### [WHAT IS ASKED]
Lines from the one containing "Convert this diagram to TikZ code." to the one containing "const yTicks = [0, 200, 400, 600, 800, 1000, 1200];", both lines included, are to be extracted exactly from the data below; pictures are excluded.

(Figure scripts)
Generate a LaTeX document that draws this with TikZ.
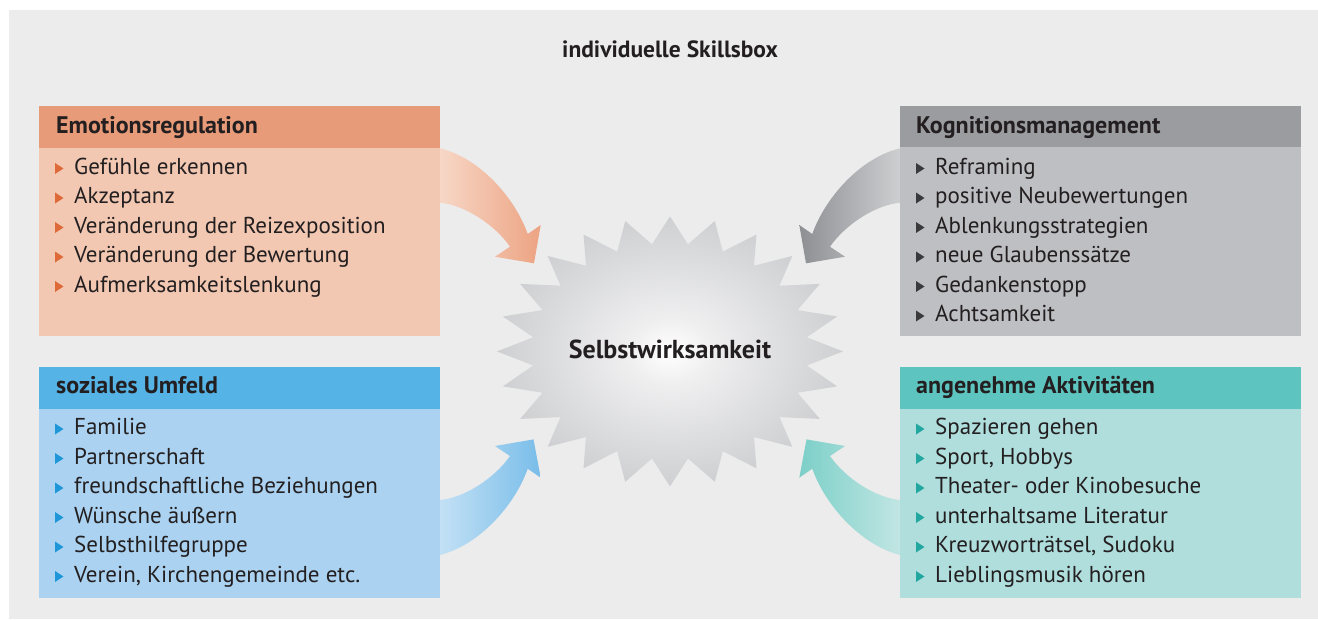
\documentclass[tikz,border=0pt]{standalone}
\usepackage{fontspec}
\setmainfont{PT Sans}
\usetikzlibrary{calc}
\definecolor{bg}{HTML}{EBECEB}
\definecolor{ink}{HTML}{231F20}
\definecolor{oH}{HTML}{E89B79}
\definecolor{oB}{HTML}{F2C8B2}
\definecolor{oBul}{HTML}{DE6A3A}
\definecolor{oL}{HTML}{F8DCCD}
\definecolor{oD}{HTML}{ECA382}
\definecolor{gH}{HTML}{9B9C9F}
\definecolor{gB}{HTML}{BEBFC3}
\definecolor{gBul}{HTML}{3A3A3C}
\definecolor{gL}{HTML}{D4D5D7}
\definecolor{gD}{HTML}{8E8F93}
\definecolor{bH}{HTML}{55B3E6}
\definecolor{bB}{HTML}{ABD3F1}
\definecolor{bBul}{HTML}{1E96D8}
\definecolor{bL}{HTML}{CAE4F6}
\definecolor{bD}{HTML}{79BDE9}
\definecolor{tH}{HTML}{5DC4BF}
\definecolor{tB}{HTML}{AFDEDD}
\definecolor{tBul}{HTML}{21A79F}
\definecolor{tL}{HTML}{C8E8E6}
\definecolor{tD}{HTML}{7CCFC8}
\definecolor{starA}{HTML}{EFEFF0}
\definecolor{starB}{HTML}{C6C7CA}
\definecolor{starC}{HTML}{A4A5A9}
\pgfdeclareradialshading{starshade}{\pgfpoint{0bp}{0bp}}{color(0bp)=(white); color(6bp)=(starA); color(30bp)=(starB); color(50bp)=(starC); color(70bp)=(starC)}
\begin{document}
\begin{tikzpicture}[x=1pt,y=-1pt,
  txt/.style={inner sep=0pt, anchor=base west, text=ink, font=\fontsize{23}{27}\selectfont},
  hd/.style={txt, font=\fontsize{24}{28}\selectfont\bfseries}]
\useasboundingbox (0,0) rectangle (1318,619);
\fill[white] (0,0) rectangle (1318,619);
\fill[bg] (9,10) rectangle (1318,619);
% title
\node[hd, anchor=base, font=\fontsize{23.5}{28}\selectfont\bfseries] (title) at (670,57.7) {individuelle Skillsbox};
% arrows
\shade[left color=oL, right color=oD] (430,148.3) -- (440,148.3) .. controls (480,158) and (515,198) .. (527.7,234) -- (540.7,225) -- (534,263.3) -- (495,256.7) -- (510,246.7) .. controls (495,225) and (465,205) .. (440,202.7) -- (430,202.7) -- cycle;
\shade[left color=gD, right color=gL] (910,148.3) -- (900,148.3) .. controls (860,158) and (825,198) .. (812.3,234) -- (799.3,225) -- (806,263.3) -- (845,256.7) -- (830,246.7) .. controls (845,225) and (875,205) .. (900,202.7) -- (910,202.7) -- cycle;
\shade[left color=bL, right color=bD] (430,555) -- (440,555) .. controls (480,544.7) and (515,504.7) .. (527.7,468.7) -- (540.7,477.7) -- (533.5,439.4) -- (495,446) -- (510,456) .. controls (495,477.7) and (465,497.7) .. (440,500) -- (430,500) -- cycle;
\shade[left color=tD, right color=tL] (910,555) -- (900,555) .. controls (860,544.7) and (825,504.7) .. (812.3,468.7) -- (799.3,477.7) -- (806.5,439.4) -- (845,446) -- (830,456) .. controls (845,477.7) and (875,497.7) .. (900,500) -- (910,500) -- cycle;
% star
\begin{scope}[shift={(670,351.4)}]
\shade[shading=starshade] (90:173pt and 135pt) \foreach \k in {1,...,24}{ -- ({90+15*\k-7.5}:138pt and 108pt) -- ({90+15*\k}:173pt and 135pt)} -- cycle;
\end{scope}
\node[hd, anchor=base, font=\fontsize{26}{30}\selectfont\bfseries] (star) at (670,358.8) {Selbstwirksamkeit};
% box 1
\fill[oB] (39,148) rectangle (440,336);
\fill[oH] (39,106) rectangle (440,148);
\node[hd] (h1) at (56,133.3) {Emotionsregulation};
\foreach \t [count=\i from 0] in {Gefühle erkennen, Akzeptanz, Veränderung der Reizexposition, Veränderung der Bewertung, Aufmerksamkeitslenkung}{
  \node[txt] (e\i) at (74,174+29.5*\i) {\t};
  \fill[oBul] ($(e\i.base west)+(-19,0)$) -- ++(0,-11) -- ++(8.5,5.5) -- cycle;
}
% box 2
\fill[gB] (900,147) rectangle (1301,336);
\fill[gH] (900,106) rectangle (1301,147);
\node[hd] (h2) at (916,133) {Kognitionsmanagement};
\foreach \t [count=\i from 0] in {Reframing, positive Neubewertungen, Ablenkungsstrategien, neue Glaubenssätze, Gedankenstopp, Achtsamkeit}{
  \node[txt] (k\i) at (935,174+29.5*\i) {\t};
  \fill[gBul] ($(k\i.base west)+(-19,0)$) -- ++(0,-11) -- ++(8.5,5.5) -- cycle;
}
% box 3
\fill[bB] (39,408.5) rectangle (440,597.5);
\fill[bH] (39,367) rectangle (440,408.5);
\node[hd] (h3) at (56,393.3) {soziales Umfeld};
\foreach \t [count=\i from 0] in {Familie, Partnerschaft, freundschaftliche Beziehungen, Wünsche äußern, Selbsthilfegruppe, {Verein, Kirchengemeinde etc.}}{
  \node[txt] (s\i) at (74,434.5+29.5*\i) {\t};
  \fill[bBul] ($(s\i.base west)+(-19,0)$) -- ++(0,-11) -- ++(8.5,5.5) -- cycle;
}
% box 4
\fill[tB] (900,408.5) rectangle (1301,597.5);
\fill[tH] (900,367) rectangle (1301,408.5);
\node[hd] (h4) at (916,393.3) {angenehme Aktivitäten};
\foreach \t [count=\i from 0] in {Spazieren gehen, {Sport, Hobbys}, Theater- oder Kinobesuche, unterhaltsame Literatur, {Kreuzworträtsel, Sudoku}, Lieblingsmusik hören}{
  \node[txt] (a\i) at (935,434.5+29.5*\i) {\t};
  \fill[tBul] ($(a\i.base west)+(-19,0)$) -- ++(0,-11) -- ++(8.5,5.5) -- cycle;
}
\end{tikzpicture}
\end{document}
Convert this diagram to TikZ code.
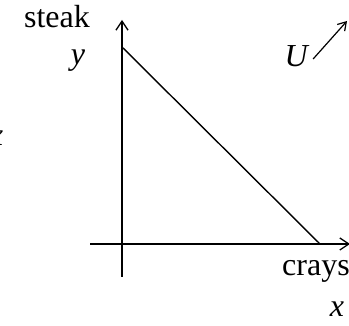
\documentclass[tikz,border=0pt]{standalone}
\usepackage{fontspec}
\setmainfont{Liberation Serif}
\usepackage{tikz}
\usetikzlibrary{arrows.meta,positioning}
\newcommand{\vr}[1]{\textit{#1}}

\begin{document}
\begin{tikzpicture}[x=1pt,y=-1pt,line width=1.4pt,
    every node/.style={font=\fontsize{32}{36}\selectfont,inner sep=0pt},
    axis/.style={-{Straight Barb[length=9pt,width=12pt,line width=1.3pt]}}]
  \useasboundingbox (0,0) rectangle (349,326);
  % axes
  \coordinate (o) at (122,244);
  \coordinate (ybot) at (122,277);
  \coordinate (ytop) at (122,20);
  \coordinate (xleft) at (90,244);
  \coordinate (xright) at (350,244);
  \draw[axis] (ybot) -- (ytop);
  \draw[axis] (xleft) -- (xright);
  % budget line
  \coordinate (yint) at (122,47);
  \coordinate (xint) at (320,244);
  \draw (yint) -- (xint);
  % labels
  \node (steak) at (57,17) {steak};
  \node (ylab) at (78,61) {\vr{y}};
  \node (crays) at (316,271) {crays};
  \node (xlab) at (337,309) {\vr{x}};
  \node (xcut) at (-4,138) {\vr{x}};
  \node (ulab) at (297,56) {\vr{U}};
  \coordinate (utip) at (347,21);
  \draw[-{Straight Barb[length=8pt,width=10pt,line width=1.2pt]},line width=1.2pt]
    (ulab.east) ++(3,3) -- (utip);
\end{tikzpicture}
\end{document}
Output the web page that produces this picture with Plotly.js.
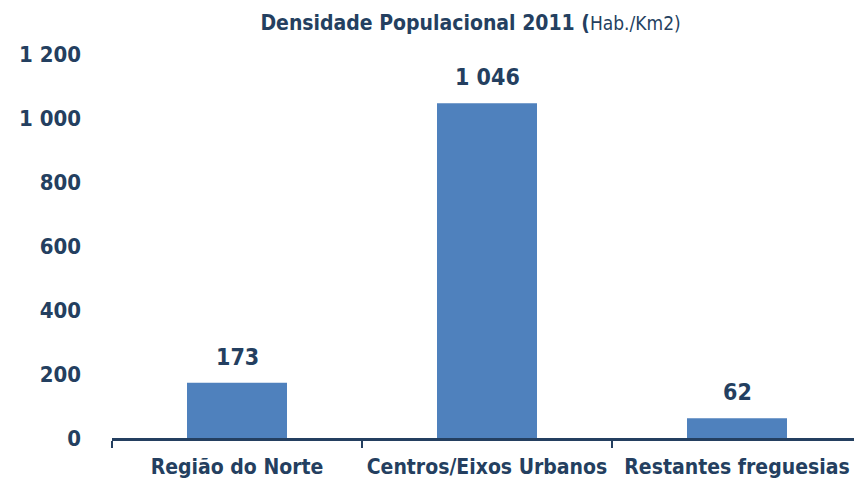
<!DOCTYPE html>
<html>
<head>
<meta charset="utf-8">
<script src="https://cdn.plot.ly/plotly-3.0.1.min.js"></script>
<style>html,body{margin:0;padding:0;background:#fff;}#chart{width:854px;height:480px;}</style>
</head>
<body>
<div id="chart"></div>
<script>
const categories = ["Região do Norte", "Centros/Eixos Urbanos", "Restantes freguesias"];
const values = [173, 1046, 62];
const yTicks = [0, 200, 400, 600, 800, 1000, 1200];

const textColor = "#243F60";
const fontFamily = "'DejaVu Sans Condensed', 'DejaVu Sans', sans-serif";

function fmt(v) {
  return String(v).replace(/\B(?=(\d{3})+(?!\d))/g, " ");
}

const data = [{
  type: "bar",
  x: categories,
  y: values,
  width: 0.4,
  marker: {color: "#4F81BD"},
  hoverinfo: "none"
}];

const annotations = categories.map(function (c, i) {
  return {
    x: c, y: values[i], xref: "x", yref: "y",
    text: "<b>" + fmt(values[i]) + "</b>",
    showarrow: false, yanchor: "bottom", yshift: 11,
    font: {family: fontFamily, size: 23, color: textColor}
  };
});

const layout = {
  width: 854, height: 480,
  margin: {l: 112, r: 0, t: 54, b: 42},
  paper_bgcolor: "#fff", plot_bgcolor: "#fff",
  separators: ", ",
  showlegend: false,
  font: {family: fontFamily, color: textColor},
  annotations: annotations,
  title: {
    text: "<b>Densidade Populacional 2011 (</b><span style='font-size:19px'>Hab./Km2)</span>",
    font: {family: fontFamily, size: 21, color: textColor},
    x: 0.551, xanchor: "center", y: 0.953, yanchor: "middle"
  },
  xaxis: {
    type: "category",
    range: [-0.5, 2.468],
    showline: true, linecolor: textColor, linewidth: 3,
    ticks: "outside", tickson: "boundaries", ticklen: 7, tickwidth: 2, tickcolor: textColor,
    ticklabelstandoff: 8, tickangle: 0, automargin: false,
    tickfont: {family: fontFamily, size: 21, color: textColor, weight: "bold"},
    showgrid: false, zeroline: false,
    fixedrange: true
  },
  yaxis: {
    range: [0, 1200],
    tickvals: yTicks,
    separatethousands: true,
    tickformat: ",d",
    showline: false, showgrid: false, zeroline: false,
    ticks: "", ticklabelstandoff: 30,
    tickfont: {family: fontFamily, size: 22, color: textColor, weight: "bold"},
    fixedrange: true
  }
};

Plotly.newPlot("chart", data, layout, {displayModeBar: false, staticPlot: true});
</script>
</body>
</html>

### [RESULT OF THE EXERCISE]
Convert this diagram to TikZ code.
\documentclass[tikz,border=0pt]{standalone}
\usepackage{fontspec}
\setmainfont{Liberation Serif}
\usepackage{tikz}
\usetikzlibrary{arrows.meta,positioning}
\newcommand{\vr}[1]{\textit{#1}}

\begin{document}
\begin{tikzpicture}[x=1pt,y=-1pt,line width=1.4pt,
    every node/.style={font=\fontsize{32}{36}\selectfont,inner sep=0pt},
    axis/.style={-{Straight Barb[length=9pt,width=12pt,line width=1.3pt]}}]
  \useasboundingbox (0,0) rectangle (349,326);
  % axes
  \coordinate (o) at (122,244);
  \coordinate (ybot) at (122,277);
  \coordinate (ytop) at (122,20);
  \coordinate (xleft) at (90,244);
  \coordinate (xright) at (350,244);
  \draw[axis] (ybot) -- (ytop);
  \draw[axis] (xleft) -- (xright);
  % budget line
  \coordinate (yint) at (122,47);
  \coordinate (xint) at (320,244);
  \draw (yint) -- (xint);
  % labels
  \node (steak) at (57,17) {steak};
  \node (ylab) at (78,61) {\vr{y}};
  \node (crays) at (316,271) {crays};
  \node (xlab) at (337,309) {\vr{x}};
  \node (xcut) at (-4,138) {\vr{x}};
  \node (ulab) at (297,56) {\vr{U}};
  \coordinate (utip) at (347,21);
  \draw[-{Straight Barb[length=8pt,width=10pt,line width=1.2pt]},line width=1.2pt]
    (ulab.east) ++(3,3) -- (utip);
\end{tikzpicture}
\end{document}
Output the web page that produces this picture with Plotly.js.
<!DOCTYPE html>
<html>
<head>
<meta charset="utf-8">
<script src="https://cdn.plot.ly/plotly-3.0.1.min.js"></script>
<style>html,body{margin:0;padding:0;background:#fff;}#chart{width:854px;height:480px;}</style>
</head>
<body>
<div id="chart"></div>
<script>
const categories = ["Região do Norte", "Centros/Eixos Urbanos", "Restantes freguesias"];
const values = [173, 1046, 62];
const yTicks = [0, 200, 400, 600, 800, 1000, 1200];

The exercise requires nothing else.